We can darken the page with anger or sadness, too. Instead of being angry as hornets, let’s draw on our own experiences. What makes you really angry–a thoughtless driver cutting you off? A parent mistreating a child? Someone who deliberately hurts an innocent animal? Show us what angers you, and you’ll not only communicate the anger, you’ll reveal an important facet of yourself.
There was an email going around several years ago that explained the stories behind several cliches–do you remember that? For instance, “it’s raining cats and dogs,” is said to come from the days of thatched roofs. The animals would climb to the roof and snuggle in to the thick, cozy thatch at night–imagine those warm fuzzy bodies snoring gently over your head.
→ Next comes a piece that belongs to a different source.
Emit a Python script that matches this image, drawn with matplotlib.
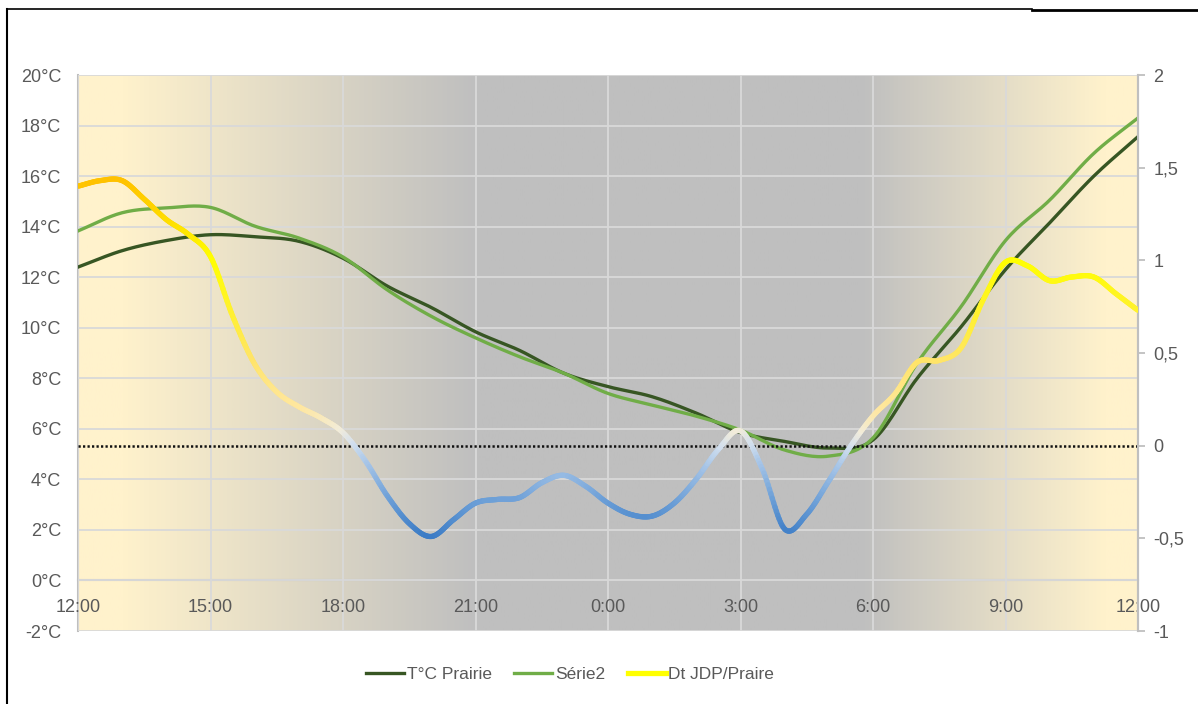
import numpy as np
import matplotlib
matplotlib.use("Agg")
import matplotlib.pyplot as plt
from matplotlib.collections import LineCollection
from matplotlib.colors import LinearSegmentedColormap
from matplotlib.lines import Line2D

plt.rcParams['font.family'] = ['Liberation Sans', 'DejaVu Sans']

# hours after 12:00
hours = np.arange(0, 25, 1.0)
t_prairie = [12.4, 13.05, 13.45, 13.68, 13.6, 13.42, 12.75, 11.65, 10.8, 9.84,
             9.1, 8.2, 7.67, 7.27, 6.62, 5.85, 5.5, 5.24, 5.56, 8.0,
             10.05, 12.3, 14.15, 16.0, 17.56]
serie2 = [13.83, 14.55, 14.74, 14.76, 14.02, 13.55, 12.8, 11.5, 10.45, 9.6,
          8.85, 8.2, 7.4, 6.94, 6.5, 5.95, 5.16, 4.92, 5.64, 8.6,
          10.85, 13.45, 15.05, 16.9, 18.3]

hours_dt = np.arange(0, 24.5, 0.5)
dt_jdp = [1.40, 1.43, 1.43, 1.33, 1.22, 1.14, 1.02, 0.70, 0.44, 0.29,
          0.21, 0.15, 0.07, -0.08, -0.27, -0.42, -0.49, -0.40, -0.31, -0.29,
          -0.28, -0.20, -0.16, -0.22, -0.31, -0.37, -0.38, -0.31, -0.18, -0.02,
          0.08, -0.13, -0.45, -0.37, -0.19, 0.00, 0.16, 0.28, 0.45, 0.46,
          0.53, 0.79, 0.99, 0.97, 0.89, 0.91, 0.91, 0.82, 0.73]

tick_labels = ['12:00', '15:00', '18:00', '21:00', '0:00', '3:00', '6:00', '9:00', '12:00']
left_labels = ['-2°C', '0°C', '2°C', '4°C', '6°C', '8°C', '10°C', '12°C', '14°C', '16°C', '18°C', '20°C']
right_labels = ['-1', '-0,5', '0', '0,5', '1', '1,5', '2']


def smooth(x, y, n=16):
    # Catmull-Rom drawing, like Excel's "smoothed line"
    x = np.asarray(x, float)
    y = np.asarray(y, float)
    px = np.concatenate([[2 * x[0] - x[1]], x, [2 * x[-1] - x[-2]]])
    py = np.concatenate([[2 * y[0] - y[1]], y, [2 * y[-1] - y[-2]]])
    xs, ys = [], []
    t = np.linspace(0, 1, n, endpoint=False)
    for i in range(1, len(px) - 2):
        for p, out in ((px, xs), (py, ys)):
            p0, p1, p2, p3 = p[i - 1], p[i], p[i + 1], p[i + 2]
            out.extend(0.5 * (2 * p1 + (-p0 + p2) * t
                              + (2 * p0 - 5 * p1 + 4 * p2 - p3) * t ** 2
                              + (-p0 + 3 * p1 - 3 * p2 + p3) * t ** 3))
    xs.append(x[-1])
    ys.append(y[-1])
    return np.array(xs), np.array(ys)


fig = plt.figure(figsize=(11.98, 7.04), dpi=100)
ax = fig.add_axes([78 / 1198, 1 - 631 / 704, 1060 / 1198, 556 / 704])

# background gradient
bg = LinearSegmentedColormap.from_list('bg', [
    (0.0, '#FFF2CC'), (0.04, '#FFF2CC'), (0.375, '#BFBFBF'),
    (0.74, '#BFBFBF'), (0.97, '#FFF2CC'), (1.0, '#FFF2CC')])
ax.imshow(np.linspace(0, 1, 512).reshape(1, -1), cmap=bg, aspect='auto',
          extent=[0, 24, -2, 20], zorder=0)

ax.set_xlim(0, 24)
ax.set_ylim(-2, 20)
ax.set_xticks(np.arange(0, 25, 3))
ax.set_xticklabels(tick_labels)
ax.set_yticks(np.arange(-2, 21, 2))
ax.set_yticklabels(left_labels)
ax.grid(True, color='#D9D9D9', lw=1.3, zorder=1)
ax.set_axisbelow(False)
ax.spines['top'].set_visible(False)
ax.spines['bottom'].set_position(('data', 0))
for s in ['bottom', 'left', 'right']:
    ax.spines[s].set_color('#BFBFBF')
    ax.spines[s].set_linewidth(1.5)
ax.tick_params(axis='x', length=0, pad=13, labelsize=13, labelcolor='#595959')
ax.tick_params(axis='y', length=0, pad=12, labelsize=13, labelcolor='#595959')

l1, = ax.plot(*smooth(hours, t_prairie), color='#375623', lw=2.4, zorder=3,
              label='T°C Prairie')
l2, = ax.plot(*smooth(hours, serie2), color='#70AD47', lw=2.4, zorder=3,
              label='Série2')

ax2 = ax.twinx()
ax2.set_ylim(-1, 2)
ax2.set_yticks(np.arange(-1, 2.01, 0.5))
ax2.set_yticklabels(right_labels)
ax2.tick_params(axis='y', length=5, width=1.3, color='#BFBFBF', pad=6,
                labelsize=13, labelcolor='#595959')
for s in ['top', 'bottom', 'left']:
    ax2.spines[s].set_visible(False)
ax2.spines['right'].set_color('#BFBFBF')
ax2.spines['right'].set_linewidth(1.5)

ax2.axhline(0, color='#111111', lw=1.8, ls=(0, (0.9, 0.9)), zorder=2)

dcmap = LinearSegmentedColormap.from_list('dt', [
    (0.0, '#3A7BC5'), (0.1, '#6C9FD7'), (0.2, '#A8C6E8'), (0.25, '#D2DFEE'),
    (0.29, '#F2ECDA'), (0.35, '#FFE7A0'), (0.475, '#FFE46A'), (0.6, '#FFF032'),
    (0.75, '#FFFF00'), (0.875, '#FFD800'), (0.975, '#FFC000'), (1.0, '#FFC000')])
xs, ys = smooth(hours_dt, dt_jdp)
pts = np.column_stack([xs, ys]).reshape(-1, 1, 2)
segs = np.concatenate([pts[:-1], pts[1:]], axis=1)
mid = (ys[:-1] + ys[1:]) / 2
lc = LineCollection(segs, colors=dcmap((mid + 0.5) / 2.0), linewidths=3.8,
                    capstyle='round', joinstyle='round', zorder=4)
ax2.add_collection(lc)

h3 = Line2D([], [], color='#FFFF00', lw=3.8, label='Dt JDP/Praire')
fig.legend(handles=[l1, l2, h3], loc='center', bbox_to_anchor=(570 / 1198, 1 - 674 / 704),
           ncol=3, frameon=False, fontsize=12.5, handlelength=2.2, handletextpad=0.15,
           columnspacing=1.3, labelcolor='#595959')

# frame lines
fig.add_artist(Line2D([7 / 1198, 7 / 1198], [0, 1 - 9 / 704], transform=fig.transFigure,
                      color='black', lw=1.5))
fig.add_artist(Line2D([7 / 1198, 1032 / 1198], [1 - 9 / 704, 1 - 9 / 704],
                      transform=fig.transFigure, color='black', lw=1.2))
fig.add_artist(Line2D([1032 / 1198, 1], [1 - 10 / 704, 1 - 10 / 704],
                      transform=fig.transFigure, color='black', lw=2))

fig.savefig('out.png', dpi=100)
But then the rain would come, and the thatch would grow wet and slippery, and that warm fuzzy bundle would come tumbling out–fwomp!–onto your pallet.
Raining cats and dogs, indeed,–a wonderful image. But not one that has any relevance today. I bet we can create better word pictures with vivid images from our own experience. And hey, there’s no sense in throwing out the baby with the bathwater, either.
I read somewhere that there are really only ten story plots–that we tell the same stories over and over and over. What’s the point? We’ve heard it all before.
BUT. We haven’t heard it the way YOU can tell it, filtered through the lens of your experience and vocabulary and dialect, polished in the tumbler of your values and beliefs and passions. If we’re going to take the time, make the effort, to tell our stories, we should use that fresh, original voice that only we can speak with. Cliches, those careworn, thoughtless phrases we toss off, are someone else’s voice, speaking through the fog and dust of the ages.
Let’s let our true voices ring out. Let’s squish a cliche–or write a new one–today!